Print each line of the listing once more, precisely as given.

○ ○ ○ ○ ○ ○ ○

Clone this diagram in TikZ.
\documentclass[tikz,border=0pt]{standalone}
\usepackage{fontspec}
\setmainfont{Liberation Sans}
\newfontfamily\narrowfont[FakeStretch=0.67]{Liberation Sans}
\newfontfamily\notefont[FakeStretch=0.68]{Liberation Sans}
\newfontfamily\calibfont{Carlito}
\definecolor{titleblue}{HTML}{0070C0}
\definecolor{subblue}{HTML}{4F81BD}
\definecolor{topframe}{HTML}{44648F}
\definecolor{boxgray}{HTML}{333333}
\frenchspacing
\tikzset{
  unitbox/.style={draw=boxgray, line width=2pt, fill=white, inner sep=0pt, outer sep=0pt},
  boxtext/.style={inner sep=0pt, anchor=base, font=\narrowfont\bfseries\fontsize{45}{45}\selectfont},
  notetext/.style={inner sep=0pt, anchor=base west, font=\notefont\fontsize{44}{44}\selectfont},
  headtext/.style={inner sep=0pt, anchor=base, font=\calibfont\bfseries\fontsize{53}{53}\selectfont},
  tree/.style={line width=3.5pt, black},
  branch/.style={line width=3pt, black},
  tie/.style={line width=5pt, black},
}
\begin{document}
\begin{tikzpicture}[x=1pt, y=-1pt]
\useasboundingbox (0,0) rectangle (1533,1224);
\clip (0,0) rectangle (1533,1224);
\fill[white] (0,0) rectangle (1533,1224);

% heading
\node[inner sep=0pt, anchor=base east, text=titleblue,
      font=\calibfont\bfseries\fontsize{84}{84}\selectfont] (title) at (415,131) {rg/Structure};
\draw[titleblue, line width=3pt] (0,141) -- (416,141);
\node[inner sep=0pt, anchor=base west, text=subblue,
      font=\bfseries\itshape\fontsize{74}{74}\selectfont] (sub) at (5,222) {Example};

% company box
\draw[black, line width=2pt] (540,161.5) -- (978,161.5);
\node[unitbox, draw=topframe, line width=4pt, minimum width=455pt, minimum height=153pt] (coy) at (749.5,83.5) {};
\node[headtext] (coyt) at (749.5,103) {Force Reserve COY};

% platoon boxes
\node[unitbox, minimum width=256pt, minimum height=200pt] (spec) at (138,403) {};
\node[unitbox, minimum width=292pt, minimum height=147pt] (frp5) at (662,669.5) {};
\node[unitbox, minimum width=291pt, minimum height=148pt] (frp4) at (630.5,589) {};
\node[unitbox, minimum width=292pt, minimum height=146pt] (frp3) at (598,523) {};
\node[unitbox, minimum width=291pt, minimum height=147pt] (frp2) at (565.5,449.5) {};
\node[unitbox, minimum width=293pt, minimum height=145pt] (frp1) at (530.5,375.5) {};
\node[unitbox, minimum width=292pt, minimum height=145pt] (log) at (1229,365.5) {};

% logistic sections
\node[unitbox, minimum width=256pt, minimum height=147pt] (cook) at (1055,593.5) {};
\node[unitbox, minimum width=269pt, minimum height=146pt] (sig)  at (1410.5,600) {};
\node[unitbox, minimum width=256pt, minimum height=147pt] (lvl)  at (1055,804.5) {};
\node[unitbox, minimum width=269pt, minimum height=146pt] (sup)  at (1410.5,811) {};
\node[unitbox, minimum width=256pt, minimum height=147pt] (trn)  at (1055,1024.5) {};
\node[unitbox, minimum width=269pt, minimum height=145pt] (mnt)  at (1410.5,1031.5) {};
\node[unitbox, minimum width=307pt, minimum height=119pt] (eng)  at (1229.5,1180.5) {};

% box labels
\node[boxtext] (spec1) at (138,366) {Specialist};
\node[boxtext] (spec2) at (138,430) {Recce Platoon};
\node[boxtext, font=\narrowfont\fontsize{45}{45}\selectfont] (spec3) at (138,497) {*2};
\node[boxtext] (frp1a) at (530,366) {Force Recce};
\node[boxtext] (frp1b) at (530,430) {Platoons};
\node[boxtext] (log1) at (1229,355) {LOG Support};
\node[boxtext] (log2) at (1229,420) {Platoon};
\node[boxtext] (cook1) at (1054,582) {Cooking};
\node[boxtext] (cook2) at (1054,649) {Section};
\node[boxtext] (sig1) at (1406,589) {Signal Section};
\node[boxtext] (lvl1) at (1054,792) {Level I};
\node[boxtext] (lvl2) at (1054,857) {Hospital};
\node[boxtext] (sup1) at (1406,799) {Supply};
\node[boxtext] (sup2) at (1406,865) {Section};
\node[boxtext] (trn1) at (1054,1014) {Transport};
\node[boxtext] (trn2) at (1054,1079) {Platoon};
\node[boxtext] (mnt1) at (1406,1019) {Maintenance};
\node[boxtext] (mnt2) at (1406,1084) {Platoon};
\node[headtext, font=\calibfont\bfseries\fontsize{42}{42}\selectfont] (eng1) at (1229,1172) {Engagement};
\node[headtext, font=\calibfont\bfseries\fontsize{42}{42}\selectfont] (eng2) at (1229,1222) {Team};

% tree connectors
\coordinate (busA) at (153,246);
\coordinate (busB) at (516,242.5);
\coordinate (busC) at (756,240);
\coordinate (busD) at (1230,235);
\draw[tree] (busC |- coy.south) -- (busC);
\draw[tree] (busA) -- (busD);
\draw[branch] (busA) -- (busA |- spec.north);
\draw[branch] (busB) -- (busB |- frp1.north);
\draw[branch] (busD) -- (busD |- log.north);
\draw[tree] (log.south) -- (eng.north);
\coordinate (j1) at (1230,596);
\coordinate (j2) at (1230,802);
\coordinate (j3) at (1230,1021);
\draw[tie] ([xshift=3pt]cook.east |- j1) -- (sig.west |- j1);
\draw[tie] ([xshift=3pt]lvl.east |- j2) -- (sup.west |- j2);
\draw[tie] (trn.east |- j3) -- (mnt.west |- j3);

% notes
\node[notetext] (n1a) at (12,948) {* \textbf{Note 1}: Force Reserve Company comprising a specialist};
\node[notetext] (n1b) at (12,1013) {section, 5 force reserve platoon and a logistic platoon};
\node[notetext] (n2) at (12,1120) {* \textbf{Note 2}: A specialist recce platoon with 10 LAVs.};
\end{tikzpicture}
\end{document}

○ ○ ○ ○ ○ ○ ○

■ **SOLUTION TO THIS EXERCISE**
Clone this diagram in TikZ.
\documentclass[tikz,border=0pt]{standalone}
\usepackage{fontspec}
\setmainfont{Liberation Sans}
\newfontfamily\narrowfont[FakeStretch=0.67]{Liberation Sans}
\newfontfamily\notefont[FakeStretch=0.68]{Liberation Sans}
\newfontfamily\calibfont{Carlito}
\definecolor{titleblue}{HTML}{0070C0}
\definecolor{subblue}{HTML}{4F81BD}
\definecolor{topframe}{HTML}{44648F}
\definecolor{boxgray}{HTML}{333333}
\frenchspacing
\tikzset{
  unitbox/.style={draw=boxgray, line width=2pt, fill=white, inner sep=0pt, outer sep=0pt},
  boxtext/.style={inner sep=0pt, anchor=base, font=\narrowfont\bfseries\fontsize{45}{45}\selectfont},
  notetext/.style={inner sep=0pt, anchor=base west, font=\notefont\fontsize{44}{44}\selectfont},
  headtext/.style={inner sep=0pt, anchor=base, font=\calibfont\bfseries\fontsize{53}{53}\selectfont},
  tree/.style={line width=3.5pt, black},
  branch/.style={line width=3pt, black},
  tie/.style={line width=5pt, black},
}
\begin{document}
\begin{tikzpicture}[x=1pt, y=-1pt]
\useasboundingbox (0,0) rectangle (1533,1224);
\clip (0,0) rectangle (1533,1224);
\fill[white] (0,0) rectangle (1533,1224);

% heading
\node[inner sep=0pt, anchor=base east, text=titleblue,
      font=\calibfont\bfseries\fontsize{84}{84}\selectfont] (title) at (415,131) {rg/Structure};
\draw[titleblue, line width=3pt] (0,141) -- (416,141);
\node[inner sep=0pt, anchor=base west, text=subblue,
      font=\bfseries\itshape\fontsize{74}{74}\selectfont] (sub) at (5,222) {Example};

% company box
\draw[black, line width=2pt] (540,161.5) -- (978,161.5);
\node[unitbox, draw=topframe, line width=4pt, minimum width=455pt, minimum height=153pt] (coy) at (749.5,83.5) {};
\node[headtext] (coyt) at (749.5,103) {Force Reserve COY};

% platoon boxes
\node[unitbox, minimum width=256pt, minimum height=200pt] (spec) at (138,403) {};
\node[unitbox, minimum width=292pt, minimum height=147pt] (frp5) at (662,669.5) {};
\node[unitbox, minimum width=291pt, minimum height=148pt] (frp4) at (630.5,589) {};
\node[unitbox, minimum width=292pt, minimum height=146pt] (frp3) at (598,523) {};
\node[unitbox, minimum width=291pt, minimum height=147pt] (frp2) at (565.5,449.5) {};
\node[unitbox, minimum width=293pt, minimum height=145pt] (frp1) at (530.5,375.5) {};
\node[unitbox, minimum width=292pt, minimum height=145pt] (log) at (1229,365.5) {};

% logistic sections
\node[unitbox, minimum width=256pt, minimum height=147pt] (cook) at (1055,593.5) {};
\node[unitbox, minimum width=269pt, minimum height=146pt] (sig)  at (1410.5,600) {};
\node[unitbox, minimum width=256pt, minimum height=147pt] (lvl)  at (1055,804.5) {};
\node[unitbox, minimum width=269pt, minimum height=146pt] (sup)  at (1410.5,811) {};
\node[unitbox, minimum width=256pt, minimum height=147pt] (trn)  at (1055,1024.5) {};
\node[unitbox, minimum width=269pt, minimum height=145pt] (mnt)  at (1410.5,1031.5) {};
\node[unitbox, minimum width=307pt, minimum height=119pt] (eng)  at (1229.5,1180.5) {};

% box labels
\node[boxtext] (spec1) at (138,366) {Specialist};
\node[boxtext] (spec2) at (138,430) {Recce Platoon};
\node[boxtext, font=\narrowfont\fontsize{45}{45}\selectfont] (spec3) at (138,497) {*2};
\node[boxtext] (frp1a) at (530,366) {Force Recce};
\node[boxtext] (frp1b) at (530,430) {Platoons};
\node[boxtext] (log1) at (1229,355) {LOG Support};
\node[boxtext] (log2) at (1229,420) {Platoon};
\node[boxtext] (cook1) at (1054,582) {Cooking};
\node[boxtext] (cook2) at (1054,649) {Section};
\node[boxtext] (sig1) at (1406,589) {Signal Section};
\node[boxtext] (lvl1) at (1054,792) {Level I};
\node[boxtext] (lvl2) at (1054,857) {Hospital};
\node[boxtext] (sup1) at (1406,799) {Supply};
\node[boxtext] (sup2) at (1406,865) {Section};
\node[boxtext] (trn1) at (1054,1014) {Transport};
\node[boxtext] (trn2) at (1054,1079) {Platoon};
\node[boxtext] (mnt1) at (1406,1019) {Maintenance};
\node[boxtext] (mnt2) at (1406,1084) {Platoon};
\node[headtext, font=\calibfont\bfseries\fontsize{42}{42}\selectfont] (eng1) at (1229,1172) {Engagement};
\node[headtext, font=\calibfont\bfseries\fontsize{42}{42}\selectfont] (eng2) at (1229,1222) {Team};

% tree connectors
\coordinate (busA) at (153,246);
\coordinate (busB) at (516,242.5);
\coordinate (busC) at (756,240);
\coordinate (busD) at (1230,235);
\draw[tree] (busC |- coy.south) -- (busC);
\draw[tree] (busA) -- (busD);
\draw[branch] (busA) -- (busA |- spec.north);
\draw[branch] (busB) -- (busB |- frp1.north);
\draw[branch] (busD) -- (busD |- log.north);
\draw[tree] (log.south) -- (eng.north);
\coordinate (j1) at (1230,596);
\coordinate (j2) at (1230,802);
\coordinate (j3) at (1230,1021);
\draw[tie] ([xshift=3pt]cook.east |- j1) -- (sig.west |- j1);
\draw[tie] ([xshift=3pt]lvl.east |- j2) -- (sup.west |- j2);
\draw[tie] (trn.east |- j3) -- (mnt.west |- j3);

% notes
\node[notetext] (n1a) at (12,948) {* \textbf{Note 1}: Force Reserve Company comprising a specialist};
\node[notetext] (n1b) at (12,1013) {section, 5 force reserve platoon and a logistic platoon};
\node[notetext] (n2) at (12,1120) {* \textbf{Note 2}: A specialist recce platoon with 10 LAVs.};
\end{tikzpicture}
\end{document}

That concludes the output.